L’omessa tenuta o la tenuta irregolare o incompleta delle scritture contabili non è, comunque, sanzionata direttamente dall’art. 2214 c.c., ma da leggi speciali: ad esempio, artt. 216 e 217 L.F., nonché artt. 322 e 323, D.Lgs. 14/2019, riguardo alle procedure concorsuali per insolvenza.
Scritture contabili obbligatorie per tutti gli imprenditori commerciali
L’imprenditore commerciale deve tenere obbligatoriamente (art. 2214 c.c.):
- il libro giornale, nel quale vanno annotate (giorno per giorno) tutte le operazioni nell’ordine in cui sono compiute, secondo i criteri di cronologicità (ogni «affare» va iscritto in ordine cronologico) e di immediatezza (ogni «affare» va iscritto appena compiuto);
- il libro degli inventari, che comprende l’inventario redatto all’inizio dell’esercizio dell’impresa (inventario di apertura) e poi quelli redatti successivamente (inventari annuali), per indicare lo stato patrimoniale dell’impresa.

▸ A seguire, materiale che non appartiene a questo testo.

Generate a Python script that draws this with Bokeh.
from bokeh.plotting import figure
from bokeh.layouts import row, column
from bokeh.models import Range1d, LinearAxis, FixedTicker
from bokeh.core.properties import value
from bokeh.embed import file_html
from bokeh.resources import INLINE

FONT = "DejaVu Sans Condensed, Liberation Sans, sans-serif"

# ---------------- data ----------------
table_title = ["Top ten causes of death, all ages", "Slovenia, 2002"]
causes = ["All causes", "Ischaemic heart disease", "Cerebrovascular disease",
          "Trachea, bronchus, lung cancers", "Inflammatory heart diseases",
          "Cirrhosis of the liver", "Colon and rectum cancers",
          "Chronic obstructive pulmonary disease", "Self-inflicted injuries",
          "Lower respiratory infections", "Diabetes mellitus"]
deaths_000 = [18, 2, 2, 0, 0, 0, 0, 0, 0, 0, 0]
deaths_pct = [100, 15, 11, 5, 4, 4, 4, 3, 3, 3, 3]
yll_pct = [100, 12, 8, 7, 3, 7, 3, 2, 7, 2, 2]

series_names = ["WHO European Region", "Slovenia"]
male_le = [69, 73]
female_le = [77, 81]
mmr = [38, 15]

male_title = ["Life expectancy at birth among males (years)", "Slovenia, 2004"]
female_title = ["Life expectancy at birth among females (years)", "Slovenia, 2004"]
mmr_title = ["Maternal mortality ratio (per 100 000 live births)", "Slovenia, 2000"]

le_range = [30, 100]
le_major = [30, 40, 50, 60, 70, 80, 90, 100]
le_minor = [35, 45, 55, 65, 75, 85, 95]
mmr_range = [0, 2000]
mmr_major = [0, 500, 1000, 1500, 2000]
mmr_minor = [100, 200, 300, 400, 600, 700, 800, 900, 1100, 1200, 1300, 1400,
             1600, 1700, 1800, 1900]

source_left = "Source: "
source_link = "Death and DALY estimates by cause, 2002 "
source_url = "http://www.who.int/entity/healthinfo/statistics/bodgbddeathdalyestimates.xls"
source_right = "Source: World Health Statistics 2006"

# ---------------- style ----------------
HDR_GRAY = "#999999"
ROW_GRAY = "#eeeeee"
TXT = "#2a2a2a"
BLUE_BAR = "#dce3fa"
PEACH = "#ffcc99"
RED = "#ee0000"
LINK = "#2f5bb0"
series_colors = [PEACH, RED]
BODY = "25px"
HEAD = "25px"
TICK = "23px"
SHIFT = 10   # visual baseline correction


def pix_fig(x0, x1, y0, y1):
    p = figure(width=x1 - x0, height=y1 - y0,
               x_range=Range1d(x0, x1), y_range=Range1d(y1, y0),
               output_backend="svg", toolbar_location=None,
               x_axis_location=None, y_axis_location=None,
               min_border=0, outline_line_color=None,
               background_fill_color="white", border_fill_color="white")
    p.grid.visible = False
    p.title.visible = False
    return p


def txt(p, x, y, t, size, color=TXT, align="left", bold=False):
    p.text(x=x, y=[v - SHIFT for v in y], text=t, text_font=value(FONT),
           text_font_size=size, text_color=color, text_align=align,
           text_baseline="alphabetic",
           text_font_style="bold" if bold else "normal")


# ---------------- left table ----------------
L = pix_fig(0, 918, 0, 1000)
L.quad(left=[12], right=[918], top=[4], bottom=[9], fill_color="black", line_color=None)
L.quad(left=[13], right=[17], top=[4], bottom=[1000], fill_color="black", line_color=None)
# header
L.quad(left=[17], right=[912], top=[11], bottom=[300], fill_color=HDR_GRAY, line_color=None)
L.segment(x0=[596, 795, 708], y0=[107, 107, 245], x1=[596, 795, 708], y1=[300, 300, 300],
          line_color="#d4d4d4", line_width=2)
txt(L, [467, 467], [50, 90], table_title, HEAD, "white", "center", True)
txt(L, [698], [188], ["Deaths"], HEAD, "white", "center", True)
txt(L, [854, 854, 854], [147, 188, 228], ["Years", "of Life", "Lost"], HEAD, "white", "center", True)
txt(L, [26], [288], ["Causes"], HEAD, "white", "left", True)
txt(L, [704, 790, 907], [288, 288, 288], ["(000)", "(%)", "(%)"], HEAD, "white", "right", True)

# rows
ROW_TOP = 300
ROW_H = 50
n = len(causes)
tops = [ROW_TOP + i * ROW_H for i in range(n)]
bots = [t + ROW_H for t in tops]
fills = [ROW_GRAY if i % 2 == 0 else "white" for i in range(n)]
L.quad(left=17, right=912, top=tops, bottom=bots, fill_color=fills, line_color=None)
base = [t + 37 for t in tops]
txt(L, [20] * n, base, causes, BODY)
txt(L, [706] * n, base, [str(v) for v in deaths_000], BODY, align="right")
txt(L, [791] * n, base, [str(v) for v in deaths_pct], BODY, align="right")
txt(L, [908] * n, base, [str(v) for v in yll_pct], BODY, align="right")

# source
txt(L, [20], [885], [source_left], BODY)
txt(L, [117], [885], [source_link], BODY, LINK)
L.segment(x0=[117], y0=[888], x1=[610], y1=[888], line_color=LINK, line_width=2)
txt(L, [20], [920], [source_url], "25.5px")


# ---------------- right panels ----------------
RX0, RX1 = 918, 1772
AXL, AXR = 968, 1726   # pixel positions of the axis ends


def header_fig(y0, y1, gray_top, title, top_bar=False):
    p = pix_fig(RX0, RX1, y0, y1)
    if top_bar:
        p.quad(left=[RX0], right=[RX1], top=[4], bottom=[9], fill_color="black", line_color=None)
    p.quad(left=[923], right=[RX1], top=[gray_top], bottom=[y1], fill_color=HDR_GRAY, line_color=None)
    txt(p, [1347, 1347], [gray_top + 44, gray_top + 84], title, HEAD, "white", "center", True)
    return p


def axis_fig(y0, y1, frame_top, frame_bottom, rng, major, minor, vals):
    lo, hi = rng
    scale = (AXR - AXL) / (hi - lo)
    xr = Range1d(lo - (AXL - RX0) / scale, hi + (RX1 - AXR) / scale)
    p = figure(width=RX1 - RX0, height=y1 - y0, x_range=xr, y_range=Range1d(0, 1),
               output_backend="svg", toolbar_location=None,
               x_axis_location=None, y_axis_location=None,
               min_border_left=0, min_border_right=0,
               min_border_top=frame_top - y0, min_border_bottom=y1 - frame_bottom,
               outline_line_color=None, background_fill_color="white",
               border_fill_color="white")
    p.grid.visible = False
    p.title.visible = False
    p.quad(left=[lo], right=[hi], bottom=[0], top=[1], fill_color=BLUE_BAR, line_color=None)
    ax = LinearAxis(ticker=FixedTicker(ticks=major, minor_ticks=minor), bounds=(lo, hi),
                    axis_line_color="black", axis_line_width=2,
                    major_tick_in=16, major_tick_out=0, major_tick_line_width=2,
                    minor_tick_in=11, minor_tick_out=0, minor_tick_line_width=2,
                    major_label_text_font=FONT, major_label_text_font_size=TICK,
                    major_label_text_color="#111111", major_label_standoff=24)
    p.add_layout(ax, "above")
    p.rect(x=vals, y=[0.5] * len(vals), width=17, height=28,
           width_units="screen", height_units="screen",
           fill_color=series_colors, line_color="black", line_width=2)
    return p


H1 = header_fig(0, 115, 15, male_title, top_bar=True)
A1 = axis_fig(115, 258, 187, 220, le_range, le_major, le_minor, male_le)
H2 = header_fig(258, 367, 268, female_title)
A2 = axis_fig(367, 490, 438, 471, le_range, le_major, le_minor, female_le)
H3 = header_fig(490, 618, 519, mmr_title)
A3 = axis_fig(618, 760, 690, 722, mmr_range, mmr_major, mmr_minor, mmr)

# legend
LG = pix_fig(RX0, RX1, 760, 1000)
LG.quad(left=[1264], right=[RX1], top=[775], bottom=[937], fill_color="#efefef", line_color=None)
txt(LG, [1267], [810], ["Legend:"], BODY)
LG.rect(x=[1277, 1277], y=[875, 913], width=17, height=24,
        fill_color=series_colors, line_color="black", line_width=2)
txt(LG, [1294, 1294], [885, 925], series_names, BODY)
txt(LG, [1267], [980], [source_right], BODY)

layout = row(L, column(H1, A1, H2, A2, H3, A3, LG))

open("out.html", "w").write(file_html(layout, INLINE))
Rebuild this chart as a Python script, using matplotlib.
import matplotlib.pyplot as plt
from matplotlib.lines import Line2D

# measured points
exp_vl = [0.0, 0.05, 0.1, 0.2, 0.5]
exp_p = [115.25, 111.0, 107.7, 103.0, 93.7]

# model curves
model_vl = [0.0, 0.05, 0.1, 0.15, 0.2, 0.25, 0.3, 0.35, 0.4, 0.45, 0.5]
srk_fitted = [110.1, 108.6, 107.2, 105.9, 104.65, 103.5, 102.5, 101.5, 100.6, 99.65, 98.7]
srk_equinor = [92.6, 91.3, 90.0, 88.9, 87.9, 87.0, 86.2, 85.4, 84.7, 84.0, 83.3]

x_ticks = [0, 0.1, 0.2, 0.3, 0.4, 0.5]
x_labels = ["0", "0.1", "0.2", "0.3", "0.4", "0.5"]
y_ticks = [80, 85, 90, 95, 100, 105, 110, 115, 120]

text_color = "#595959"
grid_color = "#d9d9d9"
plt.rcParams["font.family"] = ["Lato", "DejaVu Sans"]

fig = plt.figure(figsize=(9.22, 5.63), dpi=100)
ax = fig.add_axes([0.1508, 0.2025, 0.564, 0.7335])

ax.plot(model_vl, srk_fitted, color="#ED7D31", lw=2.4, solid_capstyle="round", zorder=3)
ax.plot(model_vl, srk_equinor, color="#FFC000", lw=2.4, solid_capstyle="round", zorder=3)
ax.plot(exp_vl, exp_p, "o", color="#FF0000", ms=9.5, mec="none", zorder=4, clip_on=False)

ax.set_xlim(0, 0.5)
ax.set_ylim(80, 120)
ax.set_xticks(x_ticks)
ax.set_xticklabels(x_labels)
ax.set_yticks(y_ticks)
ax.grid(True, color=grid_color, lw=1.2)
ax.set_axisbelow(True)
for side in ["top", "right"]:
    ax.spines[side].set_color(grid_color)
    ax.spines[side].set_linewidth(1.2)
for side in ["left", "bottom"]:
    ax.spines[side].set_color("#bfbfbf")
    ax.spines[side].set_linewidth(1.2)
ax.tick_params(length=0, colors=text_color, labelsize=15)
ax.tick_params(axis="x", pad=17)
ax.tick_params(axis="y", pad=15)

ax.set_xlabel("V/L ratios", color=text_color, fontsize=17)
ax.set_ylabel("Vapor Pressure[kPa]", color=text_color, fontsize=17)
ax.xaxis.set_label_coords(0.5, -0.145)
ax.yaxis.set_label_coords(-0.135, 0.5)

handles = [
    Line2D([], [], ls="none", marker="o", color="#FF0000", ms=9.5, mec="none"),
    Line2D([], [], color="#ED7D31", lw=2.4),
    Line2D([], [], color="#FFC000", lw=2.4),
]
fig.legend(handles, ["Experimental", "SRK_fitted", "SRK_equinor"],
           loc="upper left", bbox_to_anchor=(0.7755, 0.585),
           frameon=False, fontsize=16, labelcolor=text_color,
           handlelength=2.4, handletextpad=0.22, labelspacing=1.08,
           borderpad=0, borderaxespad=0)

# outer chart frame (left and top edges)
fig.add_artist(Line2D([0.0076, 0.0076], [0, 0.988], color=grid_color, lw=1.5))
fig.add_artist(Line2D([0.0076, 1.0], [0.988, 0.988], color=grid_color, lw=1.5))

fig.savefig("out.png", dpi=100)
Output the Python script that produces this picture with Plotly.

L’inventario elenca e valuta le attività e le passività relative all’impresa, nonché le attività e le passività dell’imprenditore estranee alla stessa (ad esempio, alloggi civili, case rurali, debiti personali etc.).
L’inventario si chiude con il bilancio, che è un conto patrimoniale costituito dalla contrapposizione tra il complesso delle attività ed il complesso delle passività, e con il conto dei profitti e delle perdite, che è, invece, un conto economico indicante le fonti dei ricavi e delle spese pertinenti ad ogni esercizio (art. 2217 c.c.).
L’imprenditore deve, inoltre, conservare tutta la corrispondenza, i contratti e le fatture, per la durata di dieci anni. Anche i libri contabili devono essere conservati per 10 anni eventualmente anche su supporto informatico.
Scritture contabili obbligatorie solo per alcuni tipi di imprenditori
Accanto alle scritture contabili (obbligatorie per ogni imprenditore commerciale), la legge impone poi la tenuta degli altri libri e registri richiesti dalla natura (ad esempio, per le imprese assicurative o bancarie) e dalle dimensioni dell’impresa (ad esempio, il libro mastro, il libro magazzino etc.).
La scelta in concreto di tali «altre scritture» da tenere è rimessa, in sostanza, alla discrezionalità dell’imprenditore, sia pure nei limiti segnati dalle norme tecniche e dalla prassi di un’ordinata contabilità.
Tenuta della contabilità
Le scritture contabili sono sottoposte ad un regime di formalità estrinseche ed intrinseche a garanzia, data la funzione di documentazione svolta dalle stesse, della loro inalterabilità e corretta compilazione.
Le formalità estrinseche sono costituite essenzialmente dagli adempimenti della numerazione iniziale.
Le formalità intrinseche, invece, riguardano le regole di stesura: pertanto le scritture contabili devono essere tenute secondo le norme di una ordinata contabilità, senza spazi in bianco, interlinee e trasporti al margine. Eventuali cancellazioni devono eseguirsi in modo che le parole cancellate siano leggibili.
Efficacia probatoria delle scritture contabili
Il codice civile, all’articolo 2709, attribuisce efficacia probatoria a tutte le scritture contabili delle imprese soggette a registrazione. In particolare la norma stabilisce che tali scritture fanno prova contro l’imprenditore, anche qualora non siano correttamente annotate.
Le scritture contabili possono costituire prova, a favore dell’imprenditore, soltanto nei rapporti fra imprenditori inerenti all’esercizio dell’impresa (art. 2710 c.c.).
Condizione per l’utilizzazione delle scritture contabili è che siano regolarmente tenute; deve trattarsi, cioè, di libri bollati e numerati nelle forme di legge, nonché tenuti secondo le norme prescritte dalla legge.
In mancanza anche di uno soltanto dei requisiti prescritti dalla norma (art. 2710 c.c.), tornerà in pieno vigore la regola generale contenuta nell’art. 2709 c.c., in base alla quale le scritture contabili hanno valore di prova solo a sfavore dell’imprenditore. Il riconoscimento del valore probatorio spetta, in ogni caso, al giudice.